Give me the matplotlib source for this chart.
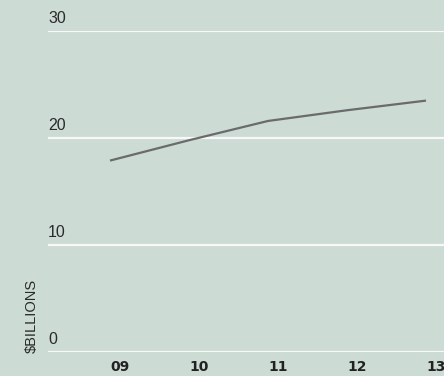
import matplotlib
matplotlib.use('Agg')
import matplotlib.pyplot as plt

# data
years = [9, 10, 11, 12, 13]
year_labels = ['09', '10', '11', '12', '13']
billions = [17.9, 19.8, 21.6, 22.6, 23.5]
y_ticks = [0, 10, 20, 30]

bg = '#cddbd5'
txt = '#222222'

plt.rcParams['font.family'] = ['Liberation Sans', 'DejaVu Sans']

fig = plt.figure(figsize=(4.44, 3.76), dpi=100, facecolor=bg)
ax = fig.add_axes([48 / 444, 1 - 352.3 / 376, 1 - 48 / 444, (352.3 - 31) / 376])
ax.set_facecolor(bg)

ax.plot(years, billions, color='#6b6b6b', lw=1.6, solid_capstyle='butt', zorder=3)

ax.set_xlim(8.215, 13.228)
ax.set_ylim(0, 30)

for y in y_ticks:
    ax.axhline(y, color='#f7f9f8', lw=1.6, zorder=1)
    ax.text(0, y + 0.75, str(y), transform=ax.get_yaxis_transform(),
            ha='left', va='baseline', fontsize=11.5, color='#2a2a2a')

for x, lab in zip(years, year_labels):
    ax.text(x, -0.058, lab, transform=ax.get_xaxis_transform(),
            ha='left', va='baseline', fontsize=10, color=txt, fontweight='bold',
            family='DejaVu Sans')

fig.text(32 / 444, 1 - 353 / 376, '$BILLIONS', rotation=90, ha='center', va='bottom',
         fontsize=10.5, color='#2a2a2a')

for s in ax.spines.values():
    s.set_visible(False)
ax.set_xticks([])
ax.set_yticks([])

fig.savefig('out.png', dpi=100, facecolor=bg)
plt.close()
──────────────────────────────
## Task to complete
Print the whole listing above once more, word for word, without its pictures.

## Task result
Give me the matplotlib source for this chart.
import matplotlib
matplotlib.use('Agg')
import matplotlib.pyplot as plt

# data
years = [9, 10, 11, 12, 13]
year_labels = ['09', '10', '11', '12', '13']
billions = [17.9, 19.8, 21.6, 22.6, 23.5]
y_ticks = [0, 10, 20, 30]

bg = '#cddbd5'
txt = '#222222'

plt.rcParams['font.family'] = ['Liberation Sans', 'DejaVu Sans']

fig = plt.figure(figsize=(4.44, 3.76), dpi=100, facecolor=bg)
ax = fig.add_axes([48 / 444, 1 - 352.3 / 376, 1 - 48 / 444, (352.3 - 31) / 376])
ax.set_facecolor(bg)

ax.plot(years, billions, color='#6b6b6b', lw=1.6, solid_capstyle='butt', zorder=3)

ax.set_xlim(8.215, 13.228)
ax.set_ylim(0, 30)

for y in y_ticks:
    ax.axhline(y, color='#f7f9f8', lw=1.6, zorder=1)
    ax.text(0, y + 0.75, str(y), transform=ax.get_yaxis_transform(),
            ha='left', va='baseline', fontsize=11.5, color='#2a2a2a')

for x, lab in zip(years, year_labels):
    ax.text(x, -0.058, lab, transform=ax.get_xaxis_transform(),
            ha='left', va='baseline', fontsize=10, color=txt, fontweight='bold',
            family='DejaVu Sans')

fig.text(32 / 444, 1 - 353 / 376, '$BILLIONS', rotation=90, ha='center', va='bottom',
         fontsize=10.5, color='#2a2a2a')

for s in ax.spines.values():
    s.set_visible(False)
ax.set_xticks([])
ax.set_yticks([])

fig.savefig('out.png', dpi=100, facecolor=bg)
plt.close()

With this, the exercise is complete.